Yes. Two blogs in one single night. I must be bored out of my mind.
I'm listening to Boyzone on my Windows Media Player right now. Remember Boyzone? Yeah, them. When the boyband rage was on, I was about 10 and it was around 1996. Power Rangers were pretty hot too, then. And Sailormoon.
Gawd, how I missed those days. The height of pop music, pretty boys and posters. I followed magazines and TV programmes religiously, and I know the direct link of every of my favourite bands. I also wasted a whole lot of color ink printing pictures and biodatas and all sorts of crap. But how sweet those days were. I dunno, I just wanna say I missed those days. Best friends then are like strangers now. It's not the same anymore.
I had a focus in life, y'know, unlike now. Now its just as the Chinese saying goes, one piece of blank white (yi pien hung pai). I think I need someone to shake me awake, so that I can appreciate and fully savor the fact that I am alive, well, loved, loving and given a lot of grace. It is faith I need right now? Hmm. I never thought about this.
Is it all about bad timing? I missed opportunity by opportunity - joining a student exchange programme, ability to study overseas...especially studying overseas because of my parents' mess. The falling out and divorced happened, and financial insecurities led my mom to make careful, calculated and prudent decisions about where I study. Not just the location, but the institution. I didn't want to make worst of things by demanding to study in where I'd prefer to go. I know I'm really selfish in saying this. And I know I cannot hope to expect more than what I've been given. But deep down inside, I wish it is now that I've just finished secondary school, cos things are better now with my dad and us. And perhaps. Perhaps I'll get to you know, go overseas. I'm acting like a spoilt brat, huh?
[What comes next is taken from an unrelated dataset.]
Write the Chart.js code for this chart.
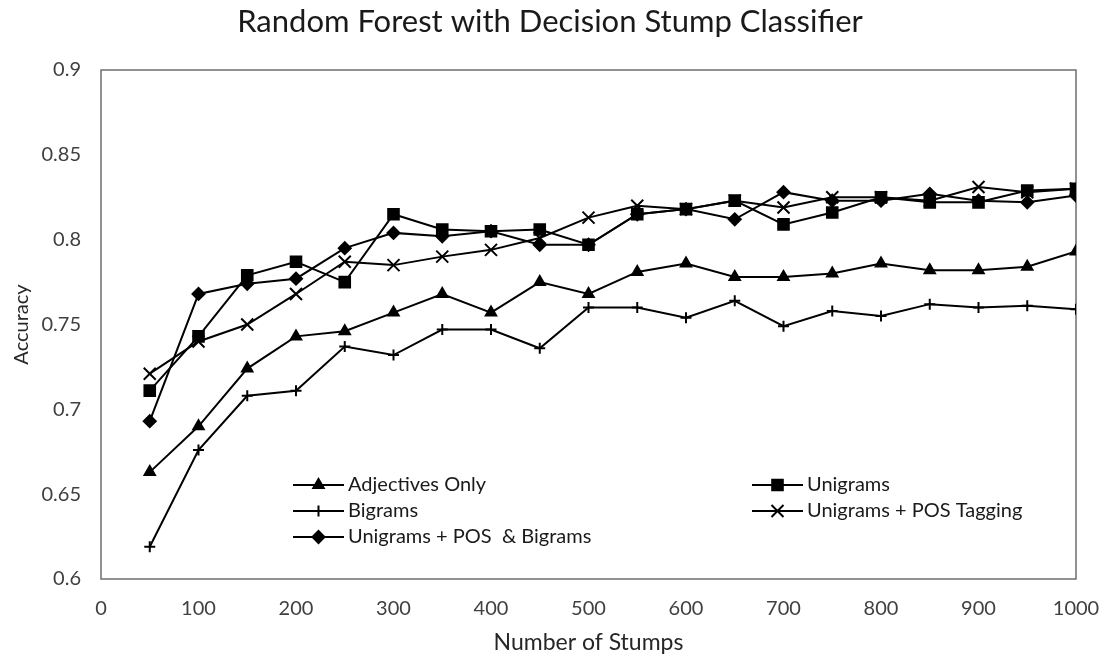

It frustrates me because my brother can go or do anything he wants easily, yet he don't even think about it, much less trying. He accuses me of being overly ambitious but I don't think much of him being so complacent. His lack of driving force to push to the top seriously saddens me because while I attribute my losts as bad timing, he has much to gain but he's not going for it. Ugh! He's only 16 he'll turn around he'll see the light he'll stop saying his big sister is too ambitious he'll soon realise his big sister is concerned and hope that he get to do things and go far, far in life. Yeah, right.
I see some of my friends gone or going. Yes. I'm jealous. But yah what can I do? I'll make the best out of what I HAVE been given, I have to, because I don't want to go the wrong way. Sometimes my mom and I talk, more to entertain ourselves, of how life could have been. I don't think I wanna say it here, but fantasies sure are beautiful. But fullstop. It's just empty, fleeting what-ifs that we both realise are just that: what-ifs.
Jeez, I can always do something myself for me. I cannot hope for my parents to give all the time. I know all that. Just that, to tell you the truth, I was a difficult (still am) child and person to bring up and live with and I was spoilt. Maybe still am. Sometimes I wish my dad won't treat me like a little girl anymore, but sometimes I do like feeling dependant - daddy's little girl. Even now I'm inclined to trust dad's every word although I know enough he give promises a little too easily. Because hey, that's my dad. Its innate that I trust him. I miss him holding my hands. Because for all his faults and imperfections, I know he love us, his kids, beyond everything. I sorely miss family life. Tsk. The four of us. One day I'm going to ask myself, why I never tell my dad all this? I see it all the time on TV, that one day it'll be too late to tell your parents you appreciate them. I don't know. My conscience is stinging. I think I should tell my dad I love him, despite everything. Mom, too. Now that things are better.
Complain, complain, complain, that's all I seem to know how to do, huh? Yeah I hate myself for the same thing. No worries.
You'll never hear the same things out of my mouth. In psychology we learnt:
A person may be alone but in tune with the world around him/her.
A person may be surrounded by people by feel lonely.
No guessing which one I am.
A visitor made this comment,
Your brother should really count his lucky stars for being soooo... lucky.